Durante todo este tempo de descrição, já o homem esta longe. Já tinha dado um empurrão na velha janela para simular o arrombamento. (Reparemos que o autor diz a janela estava arrombada. Só então o «Inspector» associou o barulho que ouvira APÓS O TIRO. Atenção que o autor diz após e não antes, como deveria ter sido se a janela tivesse sido arrombada para o criminoso por lá entrar, o que já vimos não ter sido). E já tinha subido outra vez pela escada de corda (a tal corda munida de ganchos que já tinha utilizado e que voltaria a utilizar nos muros dos quintais). Já tinha recolocado a clarabóia. E já estava escondido na tampa da chaminé. Tempo? Pois claro que teve tempo. Todo o tempo que precisou, pois o «Inspector» andou à procura da chave e só à 3.ª tentativa arrombou a porta. O assassino terminara a fase irreversível. «Alea jacta est». Só restava sair. E isso era uma questão de tempo. E acabou por ser tão fácil! O «Inspector» decidiu chamar a Judiciária logo que viu que o caso se lhe escapara. Recordemos que «mandou o agente que ficara nas escadas chamar os restantes». Era a sua chance. E foi assim. Logo que se apercebeu que todos estavam dentro de casa (não esqueçamos que o cano lhe permitiria ouvir tudo o que se ia passando) abandona o seu esconderijo e desce, cuidadosamente, do terraço ao jardim, pelo mesmo caminho que utilizara em sentido contrário. Galga o passadiço de cimento e vai para o quintal do lado direito, continuando a caminhar com os sapatos de saltos invertidos. Já não chove e, por isso, não há já as tais poças que… Volta a prender a escada ao muro, sobe e desaparece nas calmas. Cai o pano!

 

Porém, o caso não acabou para a Justiça. O Inspector Fidalgo pegou numa ponta e levou-o até ao fim. Será lícito prever o seu fim? Não se pediu no problema, por isso não posso ser desvalorizado pelo que vou expor a seguir.

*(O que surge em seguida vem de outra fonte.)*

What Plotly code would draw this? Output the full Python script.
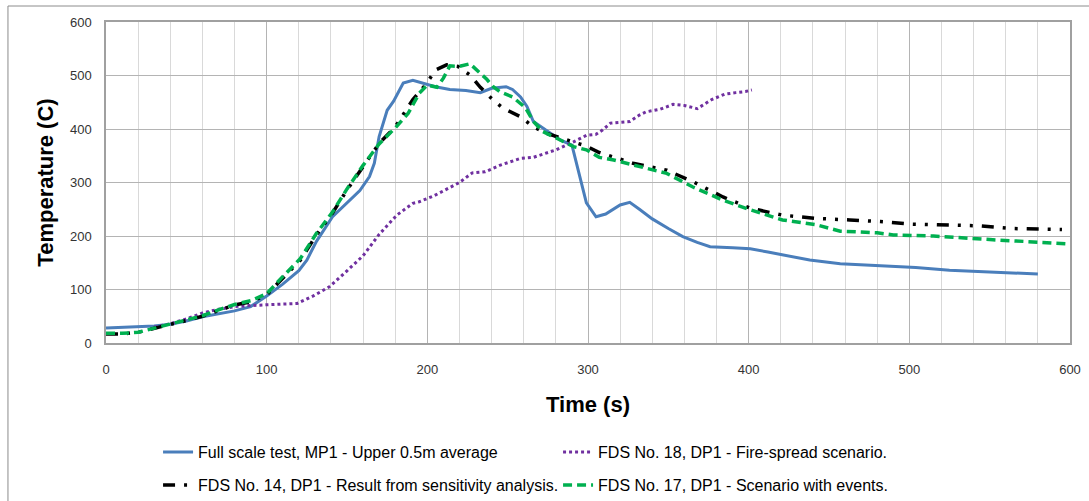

Quem teria interesse em cometer o crime? Claro, o senhorio, que precisaria de se ver livre daquela velha teimosa, pois necessitava do prédio desocupado, para construir ou vender.

Já se sabe que este é, de longe, o melhor problema da «Voltas». Este e o nº.1. Porém, neste, parece-me, há muitos pormenores e subtilezas. Por isso, não me basta que a minha solução não seja igualzinha, em todos os pormenores, à do autor. É preciso, também é claro, que me demonstrem onde é que eu errei. É um favor que agradeço.